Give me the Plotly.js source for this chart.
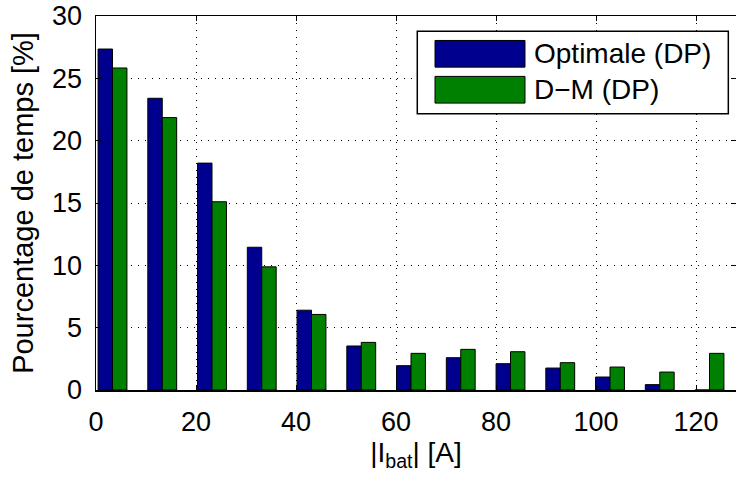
<!DOCTYPE html>
<html>
<head>
<meta charset="utf-8">
<script src="https://cdn.plot.ly/plotly-3.0.1.min.js"></script>
<style>html,body{margin:0;padding:0;background:#fff;}#chart{width:736px;height:478px;}</style>
</head>
<body>
<div id="chart"></div>
<script>
// Data
const binCenters = [3.3, 13.25, 23.2, 33.15, 43.1, 53.05, 63.0, 72.95, 82.9, 92.85, 102.8, 112.75, 122.7];
const optimaleDP = [27.35, 23.4, 18.2, 11.45, 6.4, 3.53, 1.95, 2.59, 2.11, 1.76, 1.04, 0.43, 0];
const dmDP       = [25.83, 21.85, 15.1, 9.88, 6.06, 3.82, 2.94, 3.26, 3.07, 2.19, 1.84, 1.44, 2.94];
const seriesNames = ['Optimale (DP)', 'D\u2212M (DP)'];
const xTicks = [0, 20, 40, 60, 80, 100, 120];
const yTicks = [0, 5, 10, 15, 20, 25, 30];

const colors = ['#00008f', '#008000'];
const font = 'Liberation Sans, Arial, sans-serif';

const traces = [optimaleDP, dmDP].map((vals, i) => ({
  type: 'bar',
  x: binCenters,
  y: vals,
  name: seriesNames[i],
  marker: {color: colors[i], line: {color: '#000', width: 1}},
  showlegend: false,
  hoverinfo: 'skip'
}));

// legend drawn as layout shapes/annotations (MATLAB-style wide swatches)
const legBox = {x0: 0.502, x1: 0.988, y0: 0.7388, y1: 0.9594};
const swatchRows = [[0.8633, 0.9346], [0.7671, 0.8385]];
const shapes = [{type: 'rect', xref: 'paper', yref: 'paper', x0: legBox.x0, x1: legBox.x1, y0: legBox.y0, y1: legBox.y1,
  line: {color: '#000', width: 1.5}, fillcolor: '#fff', layer: 'above'}];
const annotations = [];
seriesNames.forEach((n, i) => {
  shapes.push({type: 'rect', xref: 'paper', yref: 'paper', x0: 0.5297, x1: 0.6703, y0: swatchRows[i][0], y1: swatchRows[i][1],
    line: {color: '#000', width: 1}, fillcolor: colors[i], layer: 'above'});
  annotations.push({xref: 'paper', yref: 'paper', x: 0.682, y: (swatchRows[i][0] + swatchRows[i][1]) / 2,
    xanchor: 'left', yanchor: 'middle', text: n, showarrow: false, font: {family: font, size: 28, color: '#000'}});
});

const axisCommon = {
  showline: true, linecolor: '#000', linewidth: 1.5, mirror: 'ticks',
  ticks: 'inside', ticklen: 5, tickcolor: '#000', tickwidth: 1,
  showgrid: true, gridcolor: '#000', griddash: '1px,6px', gridwidth: 1,
  zeroline: false, tickfont: {family: font, size: 27, color: '#000'}
};

const layout = {
  width: 736, height: 478,
  margin: {l: 96, r: 0, t: 15.5, b: 88},
  paper_bgcolor: '#fff', plot_bgcolor: '#fff',
  barmode: 'group', bargap: 0.42, bargroupgap: 0,
  xaxis: Object.assign({}, axisCommon, {
    range: [0, 128], tickvals: xTicks, ticklabelstandoff: 7,
    title: {text: '|I<sub>bat</sub>| [A]', font: {family: font, size: 28, color: '#000'}, standoff: 4}
  }),
  yaxis: Object.assign({}, axisCommon, {
    range: [0, 30], tickvals: yTicks, ticklabelstandoff: 7,
    title: {text: 'Pourcentage de temps [%]', font: {family: font, size: 29, color: '#000'}, standoff: 10}
  }),
  shapes: shapes,
  annotations: annotations,
  showlegend: false
};

Plotly.newPlot('chart', traces, layout, {staticPlot: true, displayModeBar: false});
</script>
</body>
</html>
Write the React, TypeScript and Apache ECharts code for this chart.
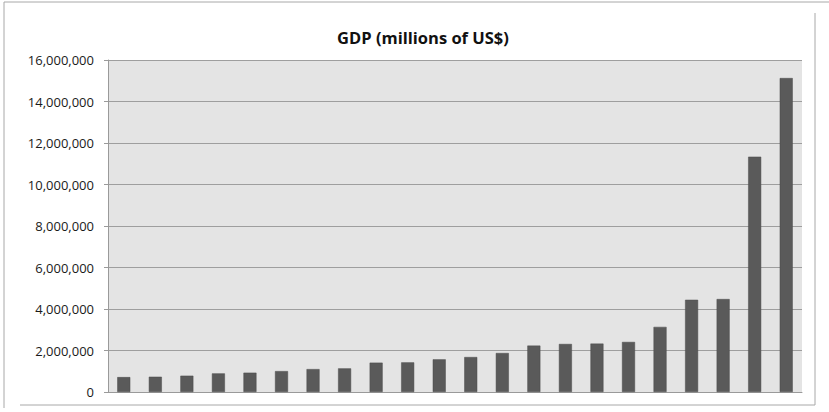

——

■ **Task objective**
Copy out each line of the records where the string "chart" appears.

■ **Answer for this exercise**
Give me the Plotly.js source for this chart.
<style>html,body{margin:0;padding:0;background:#fff;}#chart{width:736px;height:478px;}</style>
<div id="chart"></div>
Plotly.newPlot('chart', traces, layout, {staticPlot: true, displayModeBar: false});
Write the React, TypeScript and Apache ECharts code for this chart.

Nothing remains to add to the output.